Precisely synchronized clocks, advanced networking, and other technologies are now widely available in the cloud. We research the use of these modern technologies to improve the consistency and performance of distributed protocols.
Formal methods and automated reasoning techniques allow for mathematical guarantees of correctness and durability for distributed protocols. Formal modeling also enables model-based verification approaches for verifying complex implementations against high-level abstract specifications.
Minor faults in complex systems can trigger cascading failures, leading to prolonged outages and degraded performance. We study fault-tolerance challenges, including metastable failures, to enhance system resilience and reliability.
Murat's research spans distributed systems broadly defined, with a focus on distributed coordination, lightweight formal methods, and fault-tolerance.
Jesse researches distributed algorithms, predictive auto-scaling, performance modeling, and formal specification.
Will’s research broadly focuses on applying formal methods to the design, verification, and interpretability of distributed systems and protocols.
Murat Demirbas, Principal Research Scientist in the Distributed Systems Research Group at MongoDB, has worked on distributed systems broadly defined, including cloud computing, distributed databases, distributed consensus, wireless sensor networks, fault-tolerance, formal methods, and self-stabilization. He developed several influential protocols and systems, including hybrid logical clocks, WPaxos, PigPaxos, and PQR. He maintains a popular blog on distributed systems at http://muratbuffalo.blogspot.com, which has garnered over 5 million page views.
Before joining MongoDB Research, he was Principal Applied Scientist at AWS (2020-23) and Professor of Computer Science & Engineering at the University at Buffalo, SUNY (2005-20), where he graduated 11 PhD students. Murat received a National Science Foundation CAREER award in 2008 and the School of Engineering and Applied Sciences Senior Researcher of the Year Award in 2016.
Jesse received his B.A. in computer science from Oberlin College in 2001. He joined MongoDB in 2011 and has contributed to the Python, C, and C++ client libraries and wrote some of the original specifications to which all drivers conform. He created Motor, the async Python driver for MongoDB. After serving for several years on the replication and serverless engineering teams, Jesse joined MongoDB Research in 2022. He researches efficient and strongly consistent distributed algorithms, machine learning for predictive auto-scaling of cloud resources, performance modeling, and formal specification languages.
William Schultz focuses on applying formal methods to the design, verification, and interpretability of distributed systems. He has developed novel techniques for automatic inductive safety verification of distributed protocols, along with compositional techniques for improving the interpretability of the formal artifacts used within these proofs.
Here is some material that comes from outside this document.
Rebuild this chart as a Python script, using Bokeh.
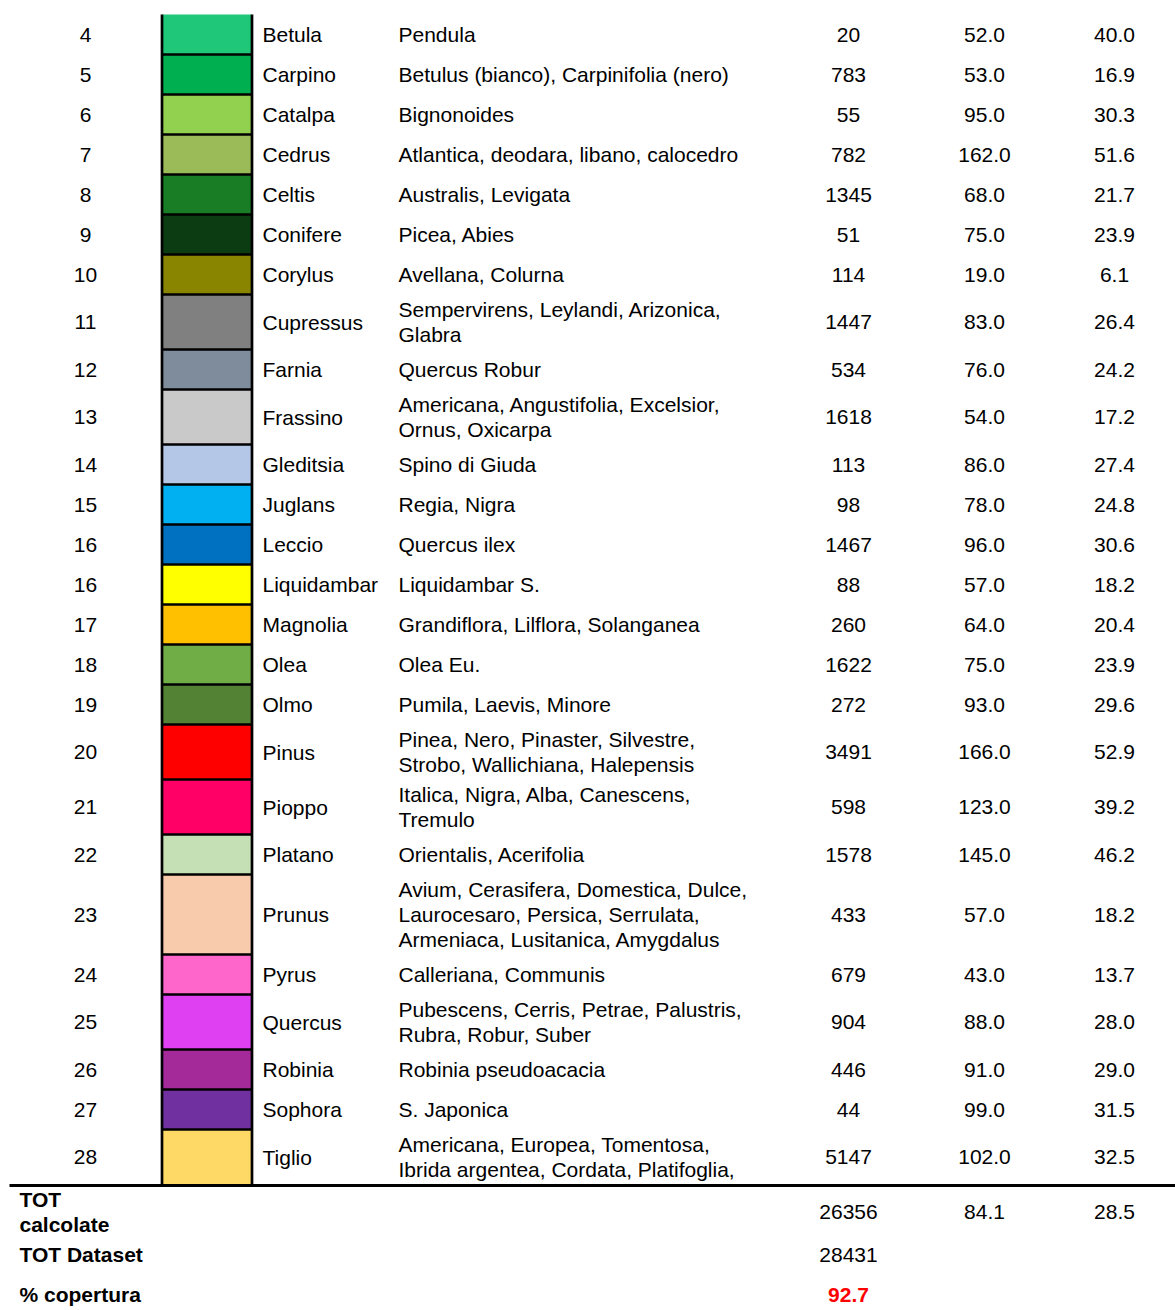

He has also worked on a novel dynamic reconfiguration algorithm for Raft-based consensus systems, accompanied by the first formally verified safety proofs for this class of distributed protocols.
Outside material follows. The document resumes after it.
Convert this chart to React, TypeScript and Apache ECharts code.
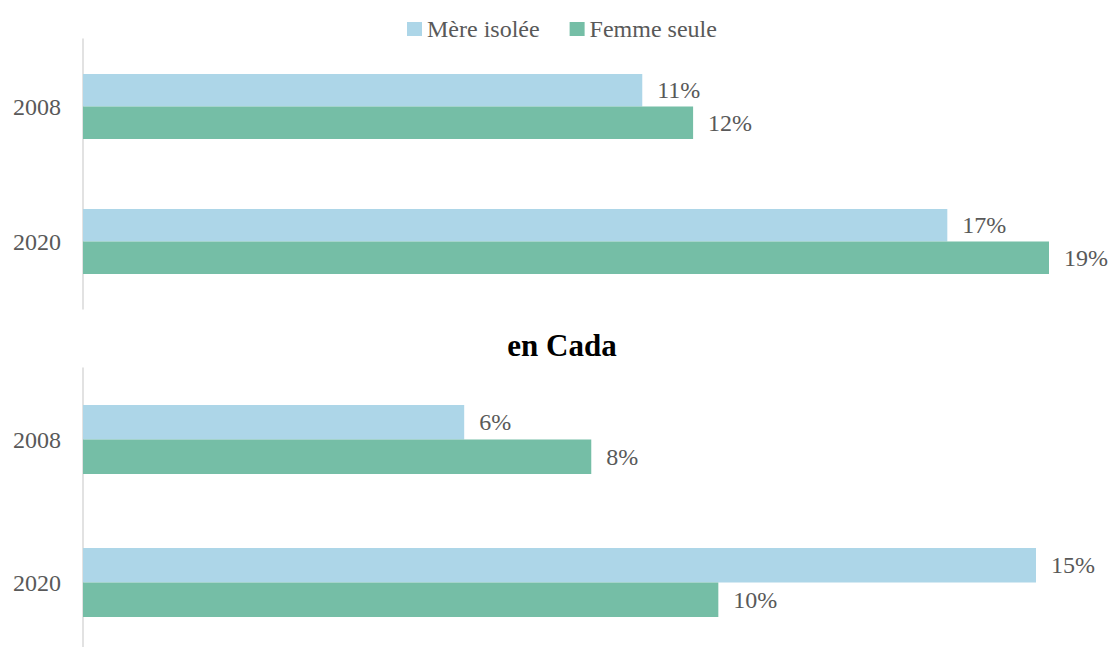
import React, { useEffect, useRef } from "react";
import * as echarts from "echarts";

const years = ["2008", "2020"];
const seriesNames = ["Mère isolée", "Femme seule"];
const topMere = [11, 17];
const topFemme = [12, 19];
const bottomMere = [6, 15];
const bottomFemme = [8, 10];
const bottomTitle = "en Cada";

const FONT = "'Liberation Serif', 'DejaVu Serif', serif";
const TEXT = "#595959";
const BLUE = "#ADD6E8";
const GREEN = "#75BEA6";

export default function App() {
  const ref = useRef<HTMLDivElement>(null);
  useEffect(() => {
    if (!ref.current) return;
    const chart = echarts.init(ref.current, undefined, { renderer: "svg" });
    const label = {
      show: true,
      position: "right",
      distance: 15,
      formatter: (p: any) => p.value + "%",
      color: TEXT,
      fontFamily: FONT,
      fontSize: 24,
    };
    const mk = (name: string, data: number[], idx: number, color: string, bw: number) => ({
      name,
      type: "bar",
      xAxisIndex: idx,
      yAxisIndex: idx,
      data,
      barWidth: bw,
      barGap: "0%",
      itemStyle: { color },
      label,
    });
    const yAx = (idx: number) => ({
      type: "category",
      gridIndex: idx,
      data: years,
      inverse: true,
      axisLine: { show: true, lineStyle: { color: "#D9D9D9", width: 1.5 } },
      axisTick: { show: false },
      axisLabel: { color: TEXT, fontFamily: FONT, fontSize: 24, margin: 22 },
    });
    const xAx = (idx: number) => ({
      type: "value",
      gridIndex: idx,
      min: 0,
      max: "dataMax",
      show: false,
      splitLine: { show: false },
    });
    chart.setOption({
      animation: false,
      backgroundColor: "#ffffff",
      legend: {
        data: seriesNames,
        left: 402,
        top: 12,
        itemWidth: 15,
        itemHeight: 14,
        itemGap: 30,
        icon: "rect",
        textStyle: { color: TEXT, fontFamily: FONT, fontSize: 24 },
      },
      graphic: [
        {
          type: "text",
          x: 562,
          y: 345,
          style: {
            text: bottomTitle,
            fontFamily: FONT,
            fontSize: 31,
            fontWeight: "bold",
            fill: "#000000",
            textAlign: "center",
            textVerticalAlign: "middle",
          },
        },
      ],
      grid: [
        { left: 83, width: 966, top: 39, height: 270 },
        { left: 83, width: 953, top: 368, height: 286 },
      ],
      xAxis: [xAx(0), xAx(1)],
      yAxis: [yAx(0), yAx(1)],
      series: [
        mk(seriesNames[0], topMere, 0, BLUE, 32.5),
        mk(seriesNames[1], topFemme, 0, GREEN, 32.5),
        mk(seriesNames[0], bottomMere, 1, BLUE, 34.5),
        mk(seriesNames[1], bottomFemme, 1, GREEN, 34.5),
      ],
    });
    return () => chart.dispose();
  }, []);
  return (
    <div
      style={{
        position: "fixed",
        left: 0,
        top: 0,
        width: 1109,
        height: 647,
        overflow: "hidden",
        background: "#ffffff",
      }}
    >
      <div ref={ref} style={{ width: 1109, height: 670 }} />
    </div>
  );
}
Before joining MongoDB Research, he received his Ph.D. in computer science from Northeastern University and a B.A. in mathematics and computer science from Cornell University. He has previously spent time in the industry working on both distributed systems and formal methods at Microsoft Research, AWS, and Apple.
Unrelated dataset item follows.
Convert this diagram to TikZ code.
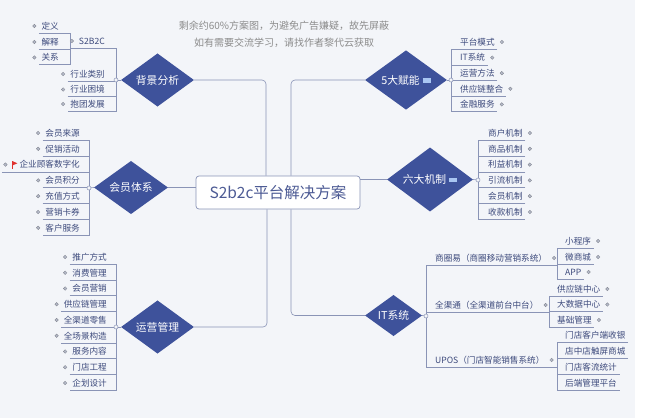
\documentclass[tikz,border=0pt]{standalone}
\usepackage{fontspec}
\setmainfont{Noto Sans CJK SC}
\usetikzlibrary{shapes.geometric}
\definecolor{topicc}{HTML}{3E529B}
\definecolor{linec}{HTML}{8A94B6}
\definecolor{leafc}{HTML}{3D4A7C}
\definecolor{rootc}{HTML}{4C5A94}
\definecolor{bgc}{HTML}{F3F5F9}
\definecolor{notec}{HTML}{A9C6F2}
\definecolor{memoc}{HTML}{8C8C8C}
\definecolor{flagc}{HTML}{E0322E}
\definecolor{knobc}{HTML}{B4B9C8}
\begin{document}
\begin{tikzpicture}[x=1pt,y=-1pt,
		root/.style={rectangle,rounded corners=3pt,draw=linec,line width=0.7pt,fill=white,minimum width=164pt,minimum height=33pt,text=rootc,font=\fontsize{15.5}{18}\selectfont},
		topic/.style={diamond,fill=topicc,text=white,inner sep=0pt,font=\fontsize{10.8}{12}\selectfont},
		leaf/.style={rectangle,inner xsep=2.5pt,inner ysep=0pt,minimum height=14pt,text=leafc,font=\fontsize{8.6}{10}\selectfont},
		leafl/.style={leaf,anchor=east},
		leafr/.style={leaf,anchor=west},
		branch/.style={draw=linec,line width=0.6pt},
		joint/.style={draw=linec,fill=bgc,line width=0.5pt},
		knob/.style={draw=knobc!70!black,fill=knobc,line width=0.3pt}]
		\fill[white] (0,0) rectangle (656,418);
		\fill[bgc] (0,0) rectangle (635,418);
		\useasboundingbox (0,0) rectangle (656,418);

		\node at (284,34.5) [align=center,text=memoc,font=\fontsize{10}{17}\selectfont] (memo) {剩余约60\%方案图，为避免广告嫌疑，故先屏蔽\\如有需要交流学习，请找作者黎代云获取};

		\node at (278,192.5) [root] (root) {S2b2c平台解决方案};

		\node at (157.5,80)  [topic,minimum width=73pt,minimum height=44pt] (bg)   {背景分析};
		\node at (131,187.5) [topic,minimum width=74pt,minimum height=45pt] (mem)  {会员体系};
		\node at (157.5,327) [topic,minimum width=73pt,minimum height=44pt] (op)   {运营管理};
		\node at (406,80)    [topic,minimum width=82pt,minimum height=44pt] (five) {5大赋能\hspace{3pt}\textcolor{notec}{\rule[1.2pt]{8pt}{4.5pt}}};
		\node at (430,179.5) [topic,minimum width=86pt,minimum height=46pt] (six)  {六大机制\hspace{3pt}\textcolor{notec}{\rule[1.2pt]{8pt}{4.5pt}}};
		\node at (393.5,315.5) [topic,minimum width=57pt,minimum height=39pt] (it) {IT系统};

		\coordinate (bgj)   at (116,80);
		\coordinate (s2j)   at (70,48);
		\coordinate (memj)  at (89,188);
		\coordinate (opj)   at (116,327);
		\coordinate (fivej) at (451,80);
		\coordinate (sixj)  at (478,180);
		\coordinate (itj)   at (426,316);
		\coordinate (sqj)   at (557,265);
		\coordinate (qqj)   at (549,312);
		\coordinate (upj)   at (557,367);

		\node at (107.5,41)   [leafl] (s2b) {S2B2C};
		\node at (107.5,74)   [leafl] (hy1) {行业类别};
		\node at (107.5,89.5) [leafl] (hy2) {行业困境};
		\node at (107.5,104)  [leafl] (hy3) {抱团发展};
		\node at (61.5,26)    [leafl] (dy)  {定义};
		\node at (61.5,42)    [leafl] (js)  {解释};
		\node at (61.5,57.5)  [leafl] (gx)  {关系};

		\node at (82.5,133)   [leafl] (ms1) {会员来源};
		\node at (82.5,148.8) [leafl] (ms2) {促销活动};
		\node at (82.5,164.6) [leafl] (ms3) {企业顾客数字化};
		\node at (82.5,180.4) [leafl] (ms4) {会员积分};
		\node at (82.5,196.2) [leafl] (ms5) {充值方式};
		\node at (82.5,212)   [leafl] (ms6) {营销卡券};
		\node at (82.5,227.8) [leafl] (ms7) {客户服务};

		\node at (109.5,257)    [leafl] (yy1) {推广方式};
		\node at (109.5,272.75) [leafl] (yy2) {消费管理};
		\node at (109.5,288.5)  [leafl] (yy3) {会员营销};
		\node at (109.5,304.25) [leafl] (yy4) {供应链管理};
		\node at (109.5,320)    [leafl] (yy5) {全渠道零售};
		\node at (109.5,335.75) [leafl] (yy6) {全场景构造};
		\node at (109.5,351.5)  [leafl] (yy7) {服务内容};
		\node at (109.5,367.25) [leafl] (yy8) {门店工程};
		\node at (109.5,383)    [leafl] (yy9) {企划设计};

		\node at (457.5,42)    [leafr] (fn1) {平台模式};
		\node at (457.5,57.6)  [leafr] (fn2) {IT系统};
		\node at (457.5,73.2)  [leafr] (fn3) {运营方法};
		\node at (457.5,88.8)  [leafr] (fn4) {供应链整合};
		\node at (457.5,104.4) [leafr] (fn5) {金融服务};

		\node at (485.5,133)   [leafr] (jz1) {商户机制};
		\node at (485.5,148.8) [leafr] (jz2) {商品机制};
		\node at (485.5,164.6) [leafr] (jz3) {利益机制};
		\node at (485.5,180.4) [leafr] (jz4) {引流机制};
		\node at (485.5,196.2) [leafr] (jz5) {会员机制};
		\node at (485.5,212)   [leafr] (jz6) {收款机制};

		\node at (432.5,258) [leafr] (sq) {商圈易（商圈移动营销系统）};
		\node at (432.5,305) [leafr] (qq) {全渠通（全渠道前台中台）};
		\node at (432.5,360) [leafr] (up) {UPOS（门店智能销售系统）};

		\node at (562.5,241)   [leafr] (sq1) {小程序};
		\node at (562.5,257)   [leafr] (sq2) {微商城};
		\node at (562.5,272)   [leafr] (sq3) {APP};
		\node at (554.5,289)   [leafr] (qq1) {供应链中心};
		\node at (554.5,304.5) [leafr] (qq2) {大数据中心};
		\node at (554.5,320)   [leafr] (qq3) {基础管理};
		\node at (562.5,335)   [leafr] (up1) {门店客户端收银};
		\node at (562.5,351)   [leafr] (up2) {店中店触屏商城};
		\node at (562.5,367)   [leafr] (up3) {门店客流统计};
		\node at (562.5,383)   [leafr] (up4) {后端管理平台};

		\draw[branch,rounded corners=4pt] ([xshift=-12pt]root.north) |- (bg.east);
		\draw[branch,rounded corners=4pt] ([xshift=13pt]root.north)  |- (five.west);
		\draw[branch] (root.west |- mem.east) -- (mem.east);
		\draw[branch] (root.east |- six.west) -- (six.west);
		\draw[branch,rounded corners=4pt] ([xshift=-11pt]root.south) |- (op.east);
		\draw[branch,rounded corners=4pt] ([xshift=13pt]root.south)  |- (it.west);

		\draw[branch] (bg.west) -- (bgj);
		\draw[branch] (s2b.south -| s2j) -- (s2b.south -| bgj) -- (hy3.south -| bgj) -- (hy3.south west);
		\draw[branch] (hy1.south west) -- (hy1.south -| bgj) (hy2.south west) -- (hy2.south -| bgj);
		\draw[branch] (dy.south west) -- (dy.south -| s2j) -- (gx.south -| s2j) -- (gx.south west);
		\draw[branch] (js.south west) -- (js.south -| s2j);

		\draw[branch] (mem.west) -- (memj);
		\draw[branch] (ms1.south west) -- (ms1.south -| memj) -- (ms7.south -| memj) -- (ms7.south west);
		\draw[branch] (ms2.south west) -- (ms2.south -| memj) ([xshift=-15pt]ms3.south west) -- (ms3.south -| memj)
			(ms4.south west) -- (ms4.south -| memj) (ms5.south west) -- (ms5.south -| memj) (ms6.south west) -- (ms6.south -| memj);

		\draw[branch] (op.west) -- (opj);
		\draw[branch] (yy1.south west) -- (yy1.south -| opj) -- (yy9.south -| opj) -- (yy9.south west);
		\draw[branch] (yy2.south west) -- (yy2.south -| opj) (yy3.south west) -- (yy3.south -| opj) (yy4.south west) -- (yy4.south -| opj)
			(yy5.south west) -- (yy5.south -| opj) (yy6.south west) -- (yy6.south -| opj) (yy7.south west) -- (yy7.south -| opj)
			(yy8.south west) -- (yy8.south -| opj);

		\draw[branch] (five.east) -- (fivej);
		\draw[branch] (fn1.south east) -- (fn1.south -| fivej) -- (fn5.south -| fivej) -- (fn5.south east);
		\draw[branch] (fn2.south east) -- (fn2.south -| fivej) (fn3.south east) -- (fn3.south -| fivej) (fn4.south east) -- (fn4.south -| fivej);

		\draw[branch] (six.east) -- (sixj);
		\draw[branch] (jz1.south east) -- (jz1.south -| sixj) -- (jz6.south -| sixj) -- (jz6.south east);
		\draw[branch] (jz2.south east) -- (jz2.south -| sixj) (jz3.south east) -- (jz3.south -| sixj) (jz4.south east) -- (jz4.south -| sixj)
			(jz5.south east) -- (jz5.south -| sixj);

		\draw[branch] (it.east) -- (itj);
		\draw[branch] (sq.south -| sqj) -- (sq.south -| itj) -- (up.south -| itj) -- (up.south -| upj);
		\draw[branch] (qq.south -| itj) -- (qq.south -| qqj);
		\draw[branch] (sq1.south east) -- (sq1.south -| sqj) -- (sq3.south -| sqj) -- (sq3.south east);
		\draw[branch] (sq2.south east) -- (sq2.south -| sqj);
		\draw[branch] (qq1.south east) -- (qq1.south -| qqj) -- (qq3.south -| qqj) -- (qq3.south east);
		\draw[branch] (qq2.south east) -- (qq2.south -| qqj);
		\draw[branch] (up1.south east) -- (up1.south -| upj) -- (up4.south -| upj) -- (up4.south east);
		\draw[branch] (up2.south east) -- (up2.south -| upj) (up3.south east) -- (up3.south -| upj);

		\draw[joint] (bgj) circle (2pt) (memj) circle (2pt) (opj) circle (2pt) (fivej) circle (2pt) (sixj) circle (2pt) (itj) circle (2pt);

		\draw[knob] ([xshift=-4.5pt]s2b.west) circle (1.8pt) ([xshift=-4.5pt]hy1.west) circle (1.8pt) ([xshift=-4.5pt]hy2.west) circle (1.8pt)
			([xshift=-4.5pt]hy3.west) circle (1.8pt) ([xshift=-4.5pt]dy.west) circle (1.8pt) ([xshift=-4.5pt]js.west) circle (1.8pt)
			([xshift=-4.5pt]gx.west) circle (1.8pt);
		\draw[knob] ([xshift=-4.5pt]ms1.west) circle (1.8pt) ([xshift=-4.5pt]ms2.west) circle (1.8pt) ([xshift=-11.5pt]ms3.west) circle (1.8pt)
			([xshift=-4.5pt]ms4.west) circle (1.8pt) ([xshift=-4.5pt]ms5.west) circle (1.8pt) ([xshift=-4.5pt]ms6.west) circle (1.8pt)
			([xshift=-4.5pt]ms7.west) circle (1.8pt);
		\draw[knob] ([xshift=-4.5pt]yy1.west) circle (1.8pt) ([xshift=-4.5pt]yy2.west) circle (1.8pt) ([xshift=-4.5pt]yy3.west) circle (1.8pt)
			([xshift=-4.5pt]yy4.west) circle (1.8pt) ([xshift=-4.5pt]yy5.west) circle (1.8pt) ([xshift=-4.5pt]yy6.west) circle (1.8pt)
			([xshift=-4.5pt]yy7.west) circle (1.8pt) ([xshift=-4.5pt]yy8.west) circle (1.8pt) ([xshift=-4.5pt]yy9.west) circle (1.8pt);
		\draw[knob] ([xshift=4.5pt]fn1.east) circle (1.8pt) ([xshift=4.5pt]fn2.east) circle (1.8pt) ([xshift=4.5pt]fn3.east) circle (1.8pt)
			([xshift=4.5pt]fn4.east) circle (1.8pt) ([xshift=4.5pt]fn5.east) circle (1.8pt);
		\draw[knob] ([xshift=4.5pt]jz1.east) circle (1.8pt) ([xshift=4.5pt]jz2.east) circle (1.8pt) ([xshift=4.5pt]jz3.east) circle (1.8pt)
			([xshift=4.5pt]jz4.east) circle (1.8pt) ([xshift=4.5pt]jz5.east) circle (1.8pt) ([xshift=4.5pt]jz6.east) circle (1.8pt);
		\draw[knob] ([xshift=4.5pt]sq.east) circle (1.8pt) ([xshift=4.5pt]qq.east) circle (1.8pt) ([xshift=4.5pt]up.east) circle (1.8pt)
			([xshift=4.5pt]sq1.east) circle (1.8pt) ([xshift=4.5pt]sq2.east) circle (1.8pt) ([xshift=4.5pt]sq3.east) circle (1.8pt)
			([xshift=4.5pt]qq1.east) circle (1.8pt) ([xshift=4.5pt]qq2.east) circle (1.8pt) ([xshift=4.5pt]qq3.east) circle (1.8pt);

		\draw[flagc,line width=0.6pt] ([xshift=-4.5pt,yshift=3.5pt]ms3.west) -- ++(0,-8pt);
		\fill[flagc] ([xshift=-4.5pt,yshift=3.5pt]ms3.west) -- ++(5pt,-2.2pt) -- ++(-5pt,-2.2pt) -- cycle;
	\end{tikzpicture}
\end{document}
In this paper, we explore model-based testing as a tool for ensuring specification-implementation conformance in complex components of MongoDB. We attempted two case studies: model-based trace-checking (MBTC) in the MongoDB server’s replication protocol and model-based test-case generation (MBTCG) in MongoDB Realm Sync’s operational transformation algorithm. We analyze why one technique succeeded and the other failed and advise future implementers making similar attempts at model-based testing.
In this work, we present a formal, machine-checked TLA+ safety proof of the logless dynamic reconfiguration protocol used in the MongoDB replication system. This proof is formalized in the TLA+ proof system (TLAPS) and constitutes the first machine-checked safety proof of a Raft-based reconfiguration protocol.
In this paper, we present a novel dynamic reconfiguration protocol for the MongoDB replication system. The protocol utilizes a logless approach to managing configuration state and decouples the processing of configuration changes from the main database operation log. We provide a safety proof of the protocol, along with a formal specification in TLA+.
Under submission
In this paper, we describe our experience using modular formal specification techniques in the design and verification of MongoDB’s distributed transactions protocol. We formally specify the protocol and its interface with the underlying storage layer, allowing us to verify high level protocol properties while also formalizing the contract between these two components. This modular approach also enables an automated, model-based verification technique for testing conformance of the WiredTiger storage implementation to this interface. We also formally analyze permissiveness–how well a transaction protocol maximizes concurrency within a given isolation level–a property not previously examined.